▸ **What to work on**
Reproduce all the lines exactly as they stand, apart from the pictures.

-- Begin --

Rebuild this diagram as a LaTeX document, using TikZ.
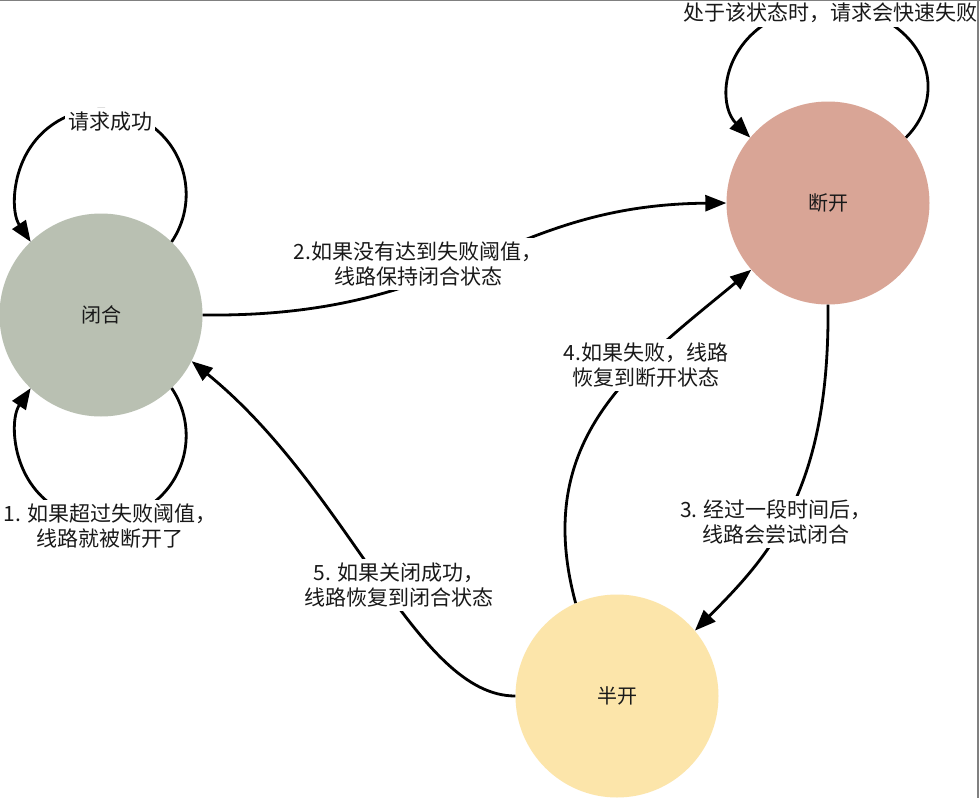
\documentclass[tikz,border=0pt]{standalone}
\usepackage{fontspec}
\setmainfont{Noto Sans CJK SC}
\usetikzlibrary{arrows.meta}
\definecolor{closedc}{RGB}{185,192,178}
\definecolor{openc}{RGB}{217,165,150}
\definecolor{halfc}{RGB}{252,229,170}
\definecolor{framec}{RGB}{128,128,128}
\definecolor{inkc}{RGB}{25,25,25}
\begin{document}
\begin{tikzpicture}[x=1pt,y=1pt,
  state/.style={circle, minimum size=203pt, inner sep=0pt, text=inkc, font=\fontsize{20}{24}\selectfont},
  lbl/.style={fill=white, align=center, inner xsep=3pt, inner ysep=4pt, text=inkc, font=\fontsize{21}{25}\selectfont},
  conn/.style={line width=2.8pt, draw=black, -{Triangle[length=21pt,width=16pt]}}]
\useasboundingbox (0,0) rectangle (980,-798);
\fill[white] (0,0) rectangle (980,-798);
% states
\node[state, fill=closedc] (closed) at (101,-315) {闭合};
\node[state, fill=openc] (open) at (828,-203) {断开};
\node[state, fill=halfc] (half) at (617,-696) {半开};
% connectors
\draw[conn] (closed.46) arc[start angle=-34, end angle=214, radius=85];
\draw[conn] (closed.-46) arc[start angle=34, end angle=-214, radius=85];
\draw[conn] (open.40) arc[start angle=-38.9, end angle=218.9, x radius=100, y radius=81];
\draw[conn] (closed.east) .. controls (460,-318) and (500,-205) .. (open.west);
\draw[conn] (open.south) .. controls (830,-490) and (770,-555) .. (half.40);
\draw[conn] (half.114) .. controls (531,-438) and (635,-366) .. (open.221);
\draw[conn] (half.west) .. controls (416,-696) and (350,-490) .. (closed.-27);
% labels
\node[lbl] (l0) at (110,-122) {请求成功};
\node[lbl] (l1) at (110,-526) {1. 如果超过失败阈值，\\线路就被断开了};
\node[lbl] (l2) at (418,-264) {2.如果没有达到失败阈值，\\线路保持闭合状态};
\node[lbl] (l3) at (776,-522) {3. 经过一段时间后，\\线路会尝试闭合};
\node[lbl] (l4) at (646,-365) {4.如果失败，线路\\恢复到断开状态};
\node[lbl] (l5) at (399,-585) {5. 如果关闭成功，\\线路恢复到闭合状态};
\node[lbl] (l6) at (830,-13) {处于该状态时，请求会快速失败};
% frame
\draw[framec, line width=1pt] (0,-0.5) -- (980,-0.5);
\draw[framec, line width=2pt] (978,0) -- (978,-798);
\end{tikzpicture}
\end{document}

-- End --

▸ **Correct response**
Rebuild this diagram as a LaTeX document, using TikZ.
\documentclass[tikz,border=0pt]{standalone}
\usepackage{fontspec}
\setmainfont{Noto Sans CJK SC}
\usetikzlibrary{arrows.meta}
\definecolor{closedc}{RGB}{185,192,178}
\definecolor{openc}{RGB}{217,165,150}
\definecolor{halfc}{RGB}{252,229,170}
\definecolor{framec}{RGB}{128,128,128}
\definecolor{inkc}{RGB}{25,25,25}
\begin{document}
\begin{tikzpicture}[x=1pt,y=1pt,
  state/.style={circle, minimum size=203pt, inner sep=0pt, text=inkc, font=\fontsize{20}{24}\selectfont},
  lbl/.style={fill=white, align=center, inner xsep=3pt, inner ysep=4pt, text=inkc, font=\fontsize{21}{25}\selectfont},
  conn/.style={line width=2.8pt, draw=black, -{Triangle[length=21pt,width=16pt]}}]
\useasboundingbox (0,0) rectangle (980,-798);
\fill[white] (0,0) rectangle (980,-798);
% states
\node[state, fill=closedc] (closed) at (101,-315) {闭合};
\node[state, fill=openc] (open) at (828,-203) {断开};
\node[state, fill=halfc] (half) at (617,-696) {半开};
% connectors
\draw[conn] (closed.46) arc[start angle=-34, end angle=214, radius=85];
\draw[conn] (closed.-46) arc[start angle=34, end angle=-214, radius=85];
\draw[conn] (open.40) arc[start angle=-38.9, end angle=218.9, x radius=100, y radius=81];
\draw[conn] (closed.east) .. controls (460,-318) and (500,-205) .. (open.west);
\draw[conn] (open.south) .. controls (830,-490) and (770,-555) .. (half.40);
\draw[conn] (half.114) .. controls (531,-438) and (635,-366) .. (open.221);
\draw[conn] (half.west) .. controls (416,-696) and (350,-490) .. (closed.-27);
% labels
\node[lbl] (l0) at (110,-122) {请求成功};
\node[lbl] (l1) at (110,-526) {1. 如果超过失败阈值，\\线路就被断开了};
\node[lbl] (l2) at (418,-264) {2.如果没有达到失败阈值，\\线路保持闭合状态};
\node[lbl] (l3) at (776,-522) {3. 经过一段时间后，\\线路会尝试闭合};
\node[lbl] (l4) at (646,-365) {4.如果失败，线路\\恢复到断开状态};
\node[lbl] (l5) at (399,-585) {5. 如果关闭成功，\\线路恢复到闭合状态};
\node[lbl] (l6) at (830,-13) {处于该状态时，请求会快速失败};
% frame
\draw[framec, line width=1pt] (0,-0.5) -- (980,-0.5);
\draw[framec, line width=2pt] (978,0) -- (978,-798);
\end{tikzpicture}
\end{document}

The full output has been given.